Job: Write each line of the material exactly as given, from the top through the line that contains "(arimat) at (218,116)", and omit all pictures.

Data shown:

-------------------------

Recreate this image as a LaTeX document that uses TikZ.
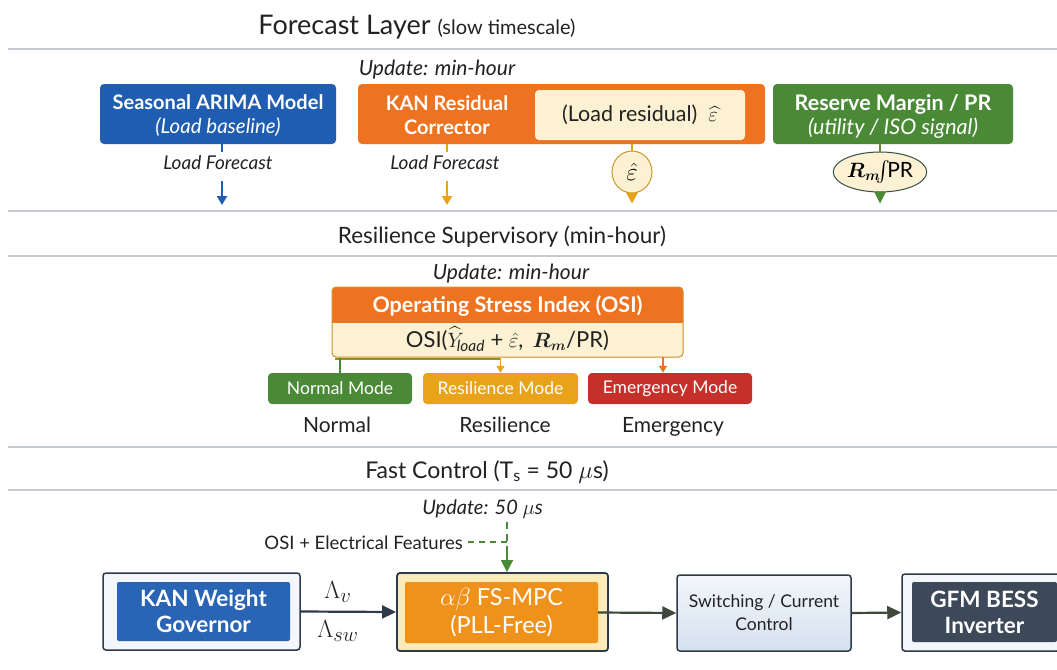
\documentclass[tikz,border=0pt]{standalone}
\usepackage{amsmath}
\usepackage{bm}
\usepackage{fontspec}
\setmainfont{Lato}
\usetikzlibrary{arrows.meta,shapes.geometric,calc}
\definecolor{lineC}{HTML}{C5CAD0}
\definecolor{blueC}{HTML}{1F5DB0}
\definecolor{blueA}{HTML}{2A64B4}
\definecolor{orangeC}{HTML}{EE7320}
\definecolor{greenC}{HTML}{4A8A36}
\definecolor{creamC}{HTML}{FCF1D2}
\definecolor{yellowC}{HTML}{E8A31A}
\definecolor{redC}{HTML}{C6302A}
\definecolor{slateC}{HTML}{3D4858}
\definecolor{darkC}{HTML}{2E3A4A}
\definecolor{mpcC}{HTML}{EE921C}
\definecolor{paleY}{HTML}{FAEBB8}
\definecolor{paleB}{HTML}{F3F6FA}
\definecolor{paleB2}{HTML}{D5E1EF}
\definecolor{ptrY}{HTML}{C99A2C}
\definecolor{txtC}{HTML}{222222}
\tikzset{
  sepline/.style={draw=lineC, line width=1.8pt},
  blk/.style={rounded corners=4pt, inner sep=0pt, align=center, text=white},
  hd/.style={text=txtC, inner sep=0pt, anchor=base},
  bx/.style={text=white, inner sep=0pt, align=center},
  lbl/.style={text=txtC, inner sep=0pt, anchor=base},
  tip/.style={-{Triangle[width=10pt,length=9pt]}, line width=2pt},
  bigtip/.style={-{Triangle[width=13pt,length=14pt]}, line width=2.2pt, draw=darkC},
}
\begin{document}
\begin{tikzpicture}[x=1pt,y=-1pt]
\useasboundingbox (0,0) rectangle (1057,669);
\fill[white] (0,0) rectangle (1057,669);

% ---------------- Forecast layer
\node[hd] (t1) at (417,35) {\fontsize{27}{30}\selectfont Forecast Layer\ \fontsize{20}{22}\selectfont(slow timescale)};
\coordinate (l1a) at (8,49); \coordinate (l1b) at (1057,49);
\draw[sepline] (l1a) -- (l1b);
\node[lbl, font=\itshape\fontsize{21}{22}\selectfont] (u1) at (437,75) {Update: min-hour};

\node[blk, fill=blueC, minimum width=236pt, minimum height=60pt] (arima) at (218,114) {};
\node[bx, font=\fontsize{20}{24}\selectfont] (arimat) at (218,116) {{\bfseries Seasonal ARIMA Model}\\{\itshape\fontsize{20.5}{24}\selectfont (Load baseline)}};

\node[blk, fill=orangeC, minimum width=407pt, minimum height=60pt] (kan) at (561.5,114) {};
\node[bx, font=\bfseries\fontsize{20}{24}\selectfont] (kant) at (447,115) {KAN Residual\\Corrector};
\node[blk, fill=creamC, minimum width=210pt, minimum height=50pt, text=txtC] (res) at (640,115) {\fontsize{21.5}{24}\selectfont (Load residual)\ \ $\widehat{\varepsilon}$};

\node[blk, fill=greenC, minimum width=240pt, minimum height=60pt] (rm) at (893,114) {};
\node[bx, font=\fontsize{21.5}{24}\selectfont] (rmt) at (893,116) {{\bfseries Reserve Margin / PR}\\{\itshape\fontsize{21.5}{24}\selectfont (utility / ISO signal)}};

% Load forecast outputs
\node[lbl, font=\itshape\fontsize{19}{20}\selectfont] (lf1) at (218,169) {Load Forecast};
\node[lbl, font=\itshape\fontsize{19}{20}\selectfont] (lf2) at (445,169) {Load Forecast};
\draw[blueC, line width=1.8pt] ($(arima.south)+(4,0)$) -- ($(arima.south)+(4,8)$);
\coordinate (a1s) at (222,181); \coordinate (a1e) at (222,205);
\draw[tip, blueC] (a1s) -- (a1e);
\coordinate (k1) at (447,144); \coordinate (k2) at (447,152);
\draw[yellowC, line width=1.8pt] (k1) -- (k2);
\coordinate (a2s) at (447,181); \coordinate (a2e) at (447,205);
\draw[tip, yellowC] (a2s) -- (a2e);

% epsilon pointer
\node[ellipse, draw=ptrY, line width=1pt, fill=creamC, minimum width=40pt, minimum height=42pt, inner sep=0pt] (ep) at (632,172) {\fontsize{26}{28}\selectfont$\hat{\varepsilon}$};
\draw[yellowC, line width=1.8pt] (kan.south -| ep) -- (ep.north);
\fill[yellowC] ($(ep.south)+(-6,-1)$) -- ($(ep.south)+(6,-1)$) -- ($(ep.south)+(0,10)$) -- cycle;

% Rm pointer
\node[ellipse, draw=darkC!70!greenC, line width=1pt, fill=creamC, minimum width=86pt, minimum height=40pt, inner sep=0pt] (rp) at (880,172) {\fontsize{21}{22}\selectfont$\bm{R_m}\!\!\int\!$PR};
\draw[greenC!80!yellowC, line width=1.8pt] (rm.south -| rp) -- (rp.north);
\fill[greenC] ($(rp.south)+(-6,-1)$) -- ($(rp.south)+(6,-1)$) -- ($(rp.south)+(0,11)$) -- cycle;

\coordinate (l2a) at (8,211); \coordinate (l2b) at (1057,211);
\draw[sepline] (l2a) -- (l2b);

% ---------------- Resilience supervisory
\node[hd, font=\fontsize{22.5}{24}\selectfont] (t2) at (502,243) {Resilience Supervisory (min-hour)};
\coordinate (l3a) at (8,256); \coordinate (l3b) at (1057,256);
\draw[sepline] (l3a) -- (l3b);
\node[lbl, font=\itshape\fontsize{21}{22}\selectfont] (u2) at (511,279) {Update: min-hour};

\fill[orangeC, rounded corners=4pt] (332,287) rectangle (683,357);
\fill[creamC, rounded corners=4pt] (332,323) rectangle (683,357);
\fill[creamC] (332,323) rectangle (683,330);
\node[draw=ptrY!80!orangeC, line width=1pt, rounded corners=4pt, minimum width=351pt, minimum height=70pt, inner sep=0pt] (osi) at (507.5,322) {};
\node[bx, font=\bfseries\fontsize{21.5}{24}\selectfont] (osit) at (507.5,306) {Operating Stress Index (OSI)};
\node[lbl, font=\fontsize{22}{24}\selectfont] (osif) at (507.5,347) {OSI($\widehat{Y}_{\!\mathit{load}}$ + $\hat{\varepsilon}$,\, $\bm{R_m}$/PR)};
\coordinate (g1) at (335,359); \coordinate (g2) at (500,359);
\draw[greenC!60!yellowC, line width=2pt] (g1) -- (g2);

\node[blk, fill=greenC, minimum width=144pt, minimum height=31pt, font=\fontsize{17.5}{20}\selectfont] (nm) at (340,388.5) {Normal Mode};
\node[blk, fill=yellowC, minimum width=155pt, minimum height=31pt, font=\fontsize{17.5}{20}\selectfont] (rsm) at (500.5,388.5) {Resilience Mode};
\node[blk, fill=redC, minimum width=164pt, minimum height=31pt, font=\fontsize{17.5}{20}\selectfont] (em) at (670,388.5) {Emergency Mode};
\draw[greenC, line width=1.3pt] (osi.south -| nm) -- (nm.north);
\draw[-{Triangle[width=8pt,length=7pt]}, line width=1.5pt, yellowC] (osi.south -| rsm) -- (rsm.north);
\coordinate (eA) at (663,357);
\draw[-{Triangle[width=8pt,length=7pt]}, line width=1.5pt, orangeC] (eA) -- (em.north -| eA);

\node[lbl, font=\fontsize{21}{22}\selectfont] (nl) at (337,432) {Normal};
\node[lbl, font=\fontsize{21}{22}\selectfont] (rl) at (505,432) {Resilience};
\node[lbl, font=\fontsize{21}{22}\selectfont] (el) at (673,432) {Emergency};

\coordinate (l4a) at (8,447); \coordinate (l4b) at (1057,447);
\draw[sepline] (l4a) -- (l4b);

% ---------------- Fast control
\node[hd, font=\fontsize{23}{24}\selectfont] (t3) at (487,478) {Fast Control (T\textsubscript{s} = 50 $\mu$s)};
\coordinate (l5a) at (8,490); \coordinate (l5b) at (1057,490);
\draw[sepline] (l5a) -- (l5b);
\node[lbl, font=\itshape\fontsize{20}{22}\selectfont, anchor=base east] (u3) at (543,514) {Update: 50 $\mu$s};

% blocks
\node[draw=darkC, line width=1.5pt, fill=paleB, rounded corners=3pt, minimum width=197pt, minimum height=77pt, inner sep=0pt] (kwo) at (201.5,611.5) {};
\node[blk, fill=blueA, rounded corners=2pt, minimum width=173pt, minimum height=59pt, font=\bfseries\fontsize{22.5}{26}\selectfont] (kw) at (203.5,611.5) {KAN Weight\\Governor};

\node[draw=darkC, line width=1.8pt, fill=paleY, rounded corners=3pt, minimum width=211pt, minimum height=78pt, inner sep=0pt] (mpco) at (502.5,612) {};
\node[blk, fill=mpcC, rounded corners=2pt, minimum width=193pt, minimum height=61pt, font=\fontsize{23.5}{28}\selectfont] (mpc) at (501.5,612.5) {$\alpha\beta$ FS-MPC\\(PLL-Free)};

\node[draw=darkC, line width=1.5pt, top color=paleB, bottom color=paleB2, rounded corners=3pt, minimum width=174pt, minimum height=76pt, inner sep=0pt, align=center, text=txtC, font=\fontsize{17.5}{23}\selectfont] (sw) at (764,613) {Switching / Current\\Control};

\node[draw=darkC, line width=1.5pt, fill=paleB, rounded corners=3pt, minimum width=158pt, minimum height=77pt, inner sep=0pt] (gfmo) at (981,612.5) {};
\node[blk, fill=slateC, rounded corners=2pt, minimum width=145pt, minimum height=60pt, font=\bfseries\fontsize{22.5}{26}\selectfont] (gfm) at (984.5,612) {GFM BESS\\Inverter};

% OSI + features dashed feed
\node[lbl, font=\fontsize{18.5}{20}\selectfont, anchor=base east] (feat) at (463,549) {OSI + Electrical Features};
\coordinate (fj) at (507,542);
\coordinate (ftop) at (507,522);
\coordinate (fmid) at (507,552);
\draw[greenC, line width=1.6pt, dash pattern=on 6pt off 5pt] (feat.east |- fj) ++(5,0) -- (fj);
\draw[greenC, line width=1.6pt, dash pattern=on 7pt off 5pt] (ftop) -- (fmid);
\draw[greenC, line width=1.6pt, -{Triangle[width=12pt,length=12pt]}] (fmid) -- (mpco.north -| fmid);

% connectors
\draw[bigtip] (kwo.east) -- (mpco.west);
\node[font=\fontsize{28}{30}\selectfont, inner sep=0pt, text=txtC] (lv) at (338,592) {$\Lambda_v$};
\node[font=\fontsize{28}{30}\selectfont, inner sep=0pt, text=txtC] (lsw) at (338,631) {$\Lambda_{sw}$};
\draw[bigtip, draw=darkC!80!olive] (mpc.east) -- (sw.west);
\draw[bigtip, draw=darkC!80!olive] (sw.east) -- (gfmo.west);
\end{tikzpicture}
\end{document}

-------------------------

Response:
Recreate this image as a LaTeX document that uses TikZ.
\documentclass[tikz,border=0pt]{standalone}
\usepackage{amsmath}
\usepackage{bm}
\usepackage{fontspec}
\setmainfont{Lato}
\usetikzlibrary{arrows.meta,shapes.geometric,calc}
\definecolor{lineC}{HTML}{C5CAD0}
\definecolor{blueC}{HTML}{1F5DB0}
\definecolor{blueA}{HTML}{2A64B4}
\definecolor{orangeC}{HTML}{EE7320}
\definecolor{greenC}{HTML}{4A8A36}
\definecolor{creamC}{HTML}{FCF1D2}
\definecolor{yellowC}{HTML}{E8A31A}
\definecolor{redC}{HTML}{C6302A}
\definecolor{slateC}{HTML}{3D4858}
\definecolor{darkC}{HTML}{2E3A4A}
\definecolor{mpcC}{HTML}{EE921C}
\definecolor{paleY}{HTML}{FAEBB8}
\definecolor{paleB}{HTML}{F3F6FA}
\definecolor{paleB2}{HTML}{D5E1EF}
\definecolor{ptrY}{HTML}{C99A2C}
\definecolor{txtC}{HTML}{222222}
\tikzset{
  sepline/.style={draw=lineC, line width=1.8pt},
  blk/.style={rounded corners=4pt, inner sep=0pt, align=center, text=white},
  hd/.style={text=txtC, inner sep=0pt, anchor=base},
  bx/.style={text=white, inner sep=0pt, align=center},
  lbl/.style={text=txtC, inner sep=0pt, anchor=base},
  tip/.style={-{Triangle[width=10pt,length=9pt]}, line width=2pt},
  bigtip/.style={-{Triangle[width=13pt,length=14pt]}, line width=2.2pt, draw=darkC},
}
\begin{document}
\begin{tikzpicture}[x=1pt,y=-1pt]
\useasboundingbox (0,0) rectangle (1057,669);
\fill[white] (0,0) rectangle (1057,669);

% ---------------- Forecast layer
\node[hd] (t1) at (417,35) {\fontsize{27}{30}\selectfont Forecast Layer\ \fontsize{20}{22}\selectfont(slow timescale)};
\coordinate (l1a) at (8,49); \coordinate (l1b) at (1057,49);
\draw[sepline] (l1a) -- (l1b);
\node[lbl, font=\itshape\fontsize{21}{22}\selectfont] (u1) at (437,75) {Update: min-hour};

\node[blk, fill=blueC, minimum width=236pt, minimum height=60pt] (arima) at (218,114) {};
\node[bx, font=\fontsize{20}{24}\selectfont] (arimat) at (218,116) {{\bfseries Seasonal ARIMA Model}\\{\itshape\fontsize{20.5}{24}\selectfont (Load baseline)}};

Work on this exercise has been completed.